begin
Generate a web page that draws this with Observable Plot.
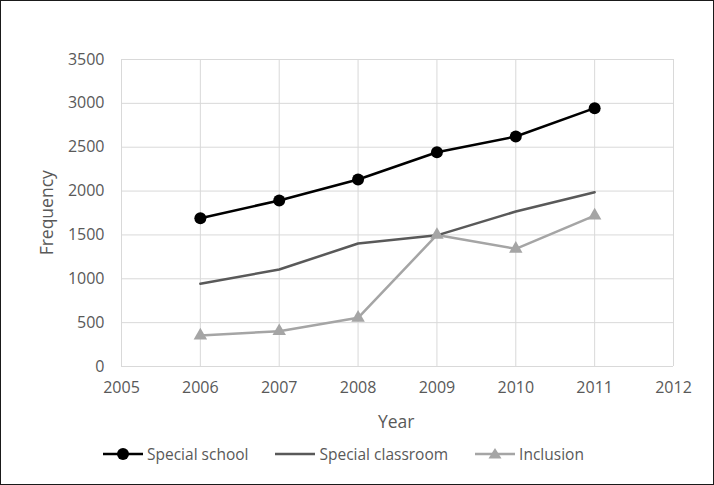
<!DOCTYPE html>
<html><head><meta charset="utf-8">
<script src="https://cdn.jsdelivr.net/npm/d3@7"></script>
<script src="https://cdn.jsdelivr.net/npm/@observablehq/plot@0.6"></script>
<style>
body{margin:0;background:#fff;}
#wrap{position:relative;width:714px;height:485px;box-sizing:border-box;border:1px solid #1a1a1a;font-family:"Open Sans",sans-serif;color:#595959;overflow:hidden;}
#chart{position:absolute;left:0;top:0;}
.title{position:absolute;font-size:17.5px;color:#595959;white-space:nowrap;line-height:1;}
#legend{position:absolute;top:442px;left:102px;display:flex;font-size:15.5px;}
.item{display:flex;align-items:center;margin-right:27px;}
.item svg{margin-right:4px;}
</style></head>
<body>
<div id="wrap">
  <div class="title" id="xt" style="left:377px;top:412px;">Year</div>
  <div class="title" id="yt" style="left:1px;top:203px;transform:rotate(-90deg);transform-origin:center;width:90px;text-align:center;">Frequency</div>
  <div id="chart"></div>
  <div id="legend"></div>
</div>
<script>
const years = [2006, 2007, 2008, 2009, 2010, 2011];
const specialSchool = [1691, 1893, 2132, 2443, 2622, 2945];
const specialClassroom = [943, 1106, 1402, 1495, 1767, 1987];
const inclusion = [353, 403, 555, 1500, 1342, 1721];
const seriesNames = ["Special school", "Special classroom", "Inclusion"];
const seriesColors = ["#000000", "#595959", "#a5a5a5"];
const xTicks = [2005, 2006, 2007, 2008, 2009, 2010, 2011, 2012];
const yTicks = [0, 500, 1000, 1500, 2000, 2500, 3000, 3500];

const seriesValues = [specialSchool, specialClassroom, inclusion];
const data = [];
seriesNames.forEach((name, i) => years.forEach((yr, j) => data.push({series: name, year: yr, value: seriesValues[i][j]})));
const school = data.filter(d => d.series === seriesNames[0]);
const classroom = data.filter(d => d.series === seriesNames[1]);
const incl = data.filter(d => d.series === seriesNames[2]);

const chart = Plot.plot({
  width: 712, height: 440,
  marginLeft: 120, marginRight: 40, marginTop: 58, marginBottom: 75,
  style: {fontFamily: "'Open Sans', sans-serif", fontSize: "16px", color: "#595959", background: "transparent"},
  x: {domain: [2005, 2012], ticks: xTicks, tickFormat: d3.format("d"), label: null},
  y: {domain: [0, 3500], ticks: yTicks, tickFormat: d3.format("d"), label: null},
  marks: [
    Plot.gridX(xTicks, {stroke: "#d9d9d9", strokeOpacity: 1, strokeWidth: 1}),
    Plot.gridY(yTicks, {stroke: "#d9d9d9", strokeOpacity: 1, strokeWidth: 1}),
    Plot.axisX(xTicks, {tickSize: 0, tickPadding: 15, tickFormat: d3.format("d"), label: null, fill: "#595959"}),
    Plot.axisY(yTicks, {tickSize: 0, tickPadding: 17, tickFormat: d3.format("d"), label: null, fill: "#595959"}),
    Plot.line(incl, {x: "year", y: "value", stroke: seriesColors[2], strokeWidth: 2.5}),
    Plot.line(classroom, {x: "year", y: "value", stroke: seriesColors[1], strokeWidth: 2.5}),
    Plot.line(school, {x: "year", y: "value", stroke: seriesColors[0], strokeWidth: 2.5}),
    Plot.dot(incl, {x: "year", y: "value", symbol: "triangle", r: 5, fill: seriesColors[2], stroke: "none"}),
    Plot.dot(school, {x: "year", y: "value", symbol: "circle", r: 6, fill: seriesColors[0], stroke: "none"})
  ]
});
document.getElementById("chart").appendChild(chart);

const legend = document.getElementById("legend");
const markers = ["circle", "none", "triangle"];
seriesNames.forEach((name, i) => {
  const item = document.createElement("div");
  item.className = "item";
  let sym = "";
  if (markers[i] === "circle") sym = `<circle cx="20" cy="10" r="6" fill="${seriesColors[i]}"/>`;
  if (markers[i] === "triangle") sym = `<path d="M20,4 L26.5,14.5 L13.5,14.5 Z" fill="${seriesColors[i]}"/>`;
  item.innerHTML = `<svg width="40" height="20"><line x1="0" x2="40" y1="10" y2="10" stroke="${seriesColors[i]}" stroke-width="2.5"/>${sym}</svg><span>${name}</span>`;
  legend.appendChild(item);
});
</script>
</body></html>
end
■ SET PROBLEM
Except for the pictures, give all the material above again verbatim.

■ TASK SOLUTION
Generate a web page that draws this with Observable Plot.
<!DOCTYPE html>
<html><head><meta charset="utf-8">
<script src="https://cdn.jsdelivr.net/npm/d3@7"></script>
<script src="https://cdn.jsdelivr.net/npm/@observablehq/plot@0.6"></script>
<style>
body{margin:0;background:#fff;}
#wrap{position:relative;width:714px;height:485px;box-sizing:border-box;border:1px solid #1a1a1a;font-family:"Open Sans",sans-serif;color:#595959;overflow:hidden;}
#chart{position:absolute;left:0;top:0;}
.title{position:absolute;font-size:17.5px;color:#595959;white-space:nowrap;line-height:1;}
#legend{position:absolute;top:442px;left:102px;display:flex;font-size:15.5px;}
.item{display:flex;align-items:center;margin-right:27px;}
.item svg{margin-right:4px;}
</style></head>
<body>
<div id="wrap">
  <div class="title" id="xt" style="left:377px;top:412px;">Year</div>
  <div class="title" id="yt" style="left:1px;top:203px;transform:rotate(-90deg);transform-origin:center;width:90px;text-align:center;">Frequency</div>
  <div id="chart"></div>
  <div id="legend"></div>
</div>
<script>
const years = [2006, 2007, 2008, 2009, 2010, 2011];
const specialSchool = [1691, 1893, 2132, 2443, 2622, 2945];
const specialClassroom = [943, 1106, 1402, 1495, 1767, 1987];
const inclusion = [353, 403, 555, 1500, 1342, 1721];
const seriesNames = ["Special school", "Special classroom", "Inclusion"];
const seriesColors = ["#000000", "#595959", "#a5a5a5"];
const xTicks = [2005, 2006, 2007, 2008, 2009, 2010, 2011, 2012];
const yTicks = [0, 500, 1000, 1500, 2000, 2500, 3000, 3500];

const seriesValues = [specialSchool, specialClassroom, inclusion];
const data = [];
seriesNames.forEach((name, i) => years.forEach((yr, j) => data.push({series: name, year: yr, value: seriesValues[i][j]})));
const school = data.filter(d => d.series === seriesNames[0]);
const classroom = data.filter(d => d.series === seriesNames[1]);
const incl = data.filter(d => d.series === seriesNames[2]);

const chart = Plot.plot({
  width: 712, height: 440,
  marginLeft: 120, marginRight: 40, marginTop: 58, marginBottom: 75,
  style: {fontFamily: "'Open Sans', sans-serif", fontSize: "16px", color: "#595959", background: "transparent"},
  x: {domain: [2005, 2012], ticks: xTicks, tickFormat: d3.format("d"), label: null},
  y: {domain: [0, 3500], ticks: yTicks, tickFormat: d3.format("d"), label: null},
  marks: [
    Plot.gridX(xTicks, {stroke: "#d9d9d9", strokeOpacity: 1, strokeWidth: 1}),
    Plot.gridY(yTicks, {stroke: "#d9d9d9", strokeOpacity: 1, strokeWidth: 1}),
    Plot.axisX(xTicks, {tickSize: 0, tickPadding: 15, tickFormat: d3.format("d"), label: null, fill: "#595959"}),
    Plot.axisY(yTicks, {tickSize: 0, tickPadding: 17, tickFormat: d3.format("d"), label: null, fill: "#595959"}),
    Plot.line(incl, {x: "year", y: "value", stroke: seriesColors[2], strokeWidth: 2.5}),
    Plot.line(classroom, {x: "year", y: "value", stroke: seriesColors[1], strokeWidth: 2.5}),
    Plot.line(school, {x: "year", y: "value", stroke: seriesColors[0], strokeWidth: 2.5}),
    Plot.dot(incl, {x: "year", y: "value", symbol: "triangle", r: 5, fill: seriesColors[2], stroke: "none"}),
    Plot.dot(school, {x: "year", y: "value", symbol: "circle", r: 6, fill: seriesColors[0], stroke: "none"})
  ]
});
document.getElementById("chart").appendChild(chart);

const legend = document.getElementById("legend");
const markers = ["circle", "none", "triangle"];
seriesNames.forEach((name, i) => {
  const item = document.createElement("div");
  item.className = "item";
  let sym = "";
  if (markers[i] === "circle") sym = `<circle cx="20" cy="10" r="6" fill="${seriesColors[i]}"/>`;
  if (markers[i] === "triangle") sym = `<path d="M20,4 L26.5,14.5 L13.5,14.5 Z" fill="${seriesColors[i]}"/>`;
  item.innerHTML = `<svg width="40" height="20"><line x1="0" x2="40" y1="10" y2="10" stroke="${seriesColors[i]}" stroke-width="2.5"/>${sym}</svg><span>${name}</span>`;
  legend.appendChild(item);
});
</script>
</body></html>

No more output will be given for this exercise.